John Alker, director of policy and communications at the UK Green Building Council, said Osborne failed to be ‘bold’.
He added: “George Osborne promised a Budget that would be bold in delivering infrastructure. Yet energy efficiency, which should be seen as one of the UK’s biggest infrastructure priorities, failed to even get a look in.
“Energy efficiency is an economic no brainer – cutting bills for households, creating jobs and growth, and improving our energy security. Government’s failure to support this industry at a time when uncertainty about the future of ECO and Green Deal is rife, represents a major missed opportunity for the economy.
“We welcome the review of the landscape for business energy efficiency – however, this must be about smarter regulation, rather than an ideological slashing of perceived red tape.”
The chief executive of Love Energy Savings backed the call for greater detail to energy efficiency.

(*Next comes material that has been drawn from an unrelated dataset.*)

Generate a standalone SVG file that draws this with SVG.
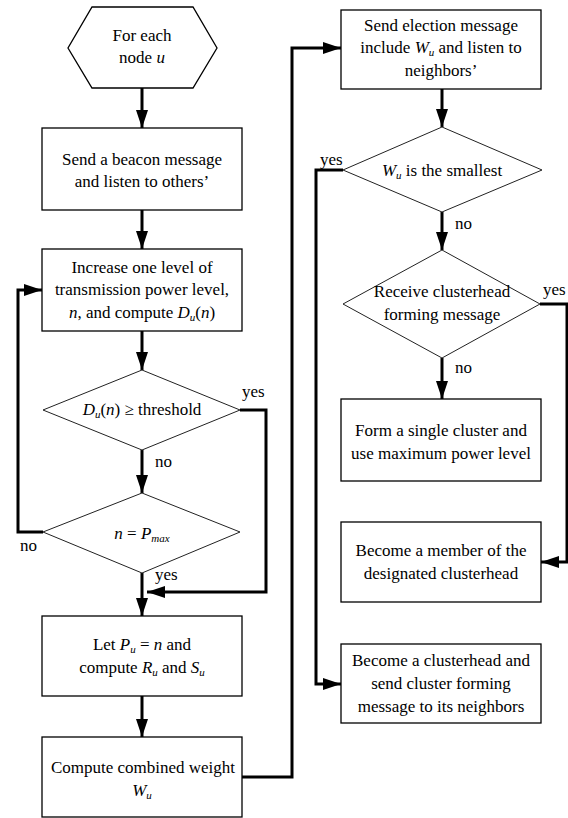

Phil Foster said: “The lack of energy-specific announcements made by George Osborne in his Summer Budget address was disappointing. While it’s encouraging to hear the government is committed to introducing 24-hour energy tariff switching by the end of 2018, the fact remains that more needs to be done to slash gas and electricity prices across the board.
“From an energy generation standpoint, the Chancellor mentioned North Sea oil and gas developments in his speech, but there was precious little said about renewables. On the back of last month’s bombshell that onshore wind farm subsidies will be removed a year earlier than initially planned, I was hoping that Mr Osbourne would use his Emergency Budget announcement to allay fears about the UK’s commitment to investing in sustainable energy sources, but this didn’t happen.”